GOAL
In the material below, please retype the lines from the very first through the one with "const xTicks = [0,10,20,30,40,50];", exactly and without pictures.

* begin GIVEN DATA *

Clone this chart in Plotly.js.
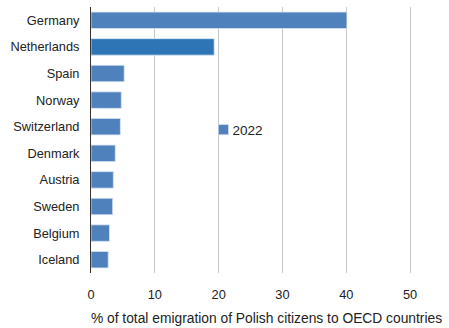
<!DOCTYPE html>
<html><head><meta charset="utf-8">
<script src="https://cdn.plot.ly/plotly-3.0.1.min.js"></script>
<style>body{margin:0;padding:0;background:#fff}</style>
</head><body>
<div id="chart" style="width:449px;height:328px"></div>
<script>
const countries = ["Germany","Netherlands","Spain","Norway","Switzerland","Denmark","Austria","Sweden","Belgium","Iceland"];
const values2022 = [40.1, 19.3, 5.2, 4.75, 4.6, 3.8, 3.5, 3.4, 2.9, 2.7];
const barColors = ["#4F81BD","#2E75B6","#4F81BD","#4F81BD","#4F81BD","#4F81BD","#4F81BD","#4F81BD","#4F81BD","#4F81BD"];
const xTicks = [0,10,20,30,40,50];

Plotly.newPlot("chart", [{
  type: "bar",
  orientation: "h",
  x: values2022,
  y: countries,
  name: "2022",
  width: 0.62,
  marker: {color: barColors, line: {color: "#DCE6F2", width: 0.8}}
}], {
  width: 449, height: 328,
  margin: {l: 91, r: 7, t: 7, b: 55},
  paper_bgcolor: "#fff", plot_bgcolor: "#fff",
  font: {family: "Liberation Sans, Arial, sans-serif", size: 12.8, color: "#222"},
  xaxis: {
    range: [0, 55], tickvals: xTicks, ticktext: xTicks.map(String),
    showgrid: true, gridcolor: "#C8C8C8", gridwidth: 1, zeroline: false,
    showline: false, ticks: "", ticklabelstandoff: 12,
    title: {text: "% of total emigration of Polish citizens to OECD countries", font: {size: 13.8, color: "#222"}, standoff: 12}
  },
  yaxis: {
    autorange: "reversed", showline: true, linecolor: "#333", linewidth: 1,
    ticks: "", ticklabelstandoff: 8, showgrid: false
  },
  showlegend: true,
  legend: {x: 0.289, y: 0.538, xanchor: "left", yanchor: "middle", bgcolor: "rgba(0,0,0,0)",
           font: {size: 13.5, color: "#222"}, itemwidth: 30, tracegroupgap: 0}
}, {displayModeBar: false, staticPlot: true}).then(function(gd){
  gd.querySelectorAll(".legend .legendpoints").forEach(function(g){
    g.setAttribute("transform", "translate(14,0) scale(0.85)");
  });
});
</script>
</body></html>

* end GIVEN DATA *

WRITTEN SOLUTION
Clone this chart in Plotly.js.
<!DOCTYPE html>
<html><head><meta charset="utf-8">
<script src="https://cdn.plot.ly/plotly-3.0.1.min.js"></script>
<style>body{margin:0;padding:0;background:#fff}</style>
</head><body>
<div id="chart" style="width:449px;height:328px"></div>
<script>
const countries = ["Germany","Netherlands","Spain","Norway","Switzerland","Denmark","Austria","Sweden","Belgium","Iceland"];
const values2022 = [40.1, 19.3, 5.2, 4.75, 4.6, 3.8, 3.5, 3.4, 2.9, 2.7];
const barColors = ["#4F81BD","#2E75B6","#4F81BD","#4F81BD","#4F81BD","#4F81BD","#4F81BD","#4F81BD","#4F81BD","#4F81BD"];
const xTicks = [0,10,20,30,40,50];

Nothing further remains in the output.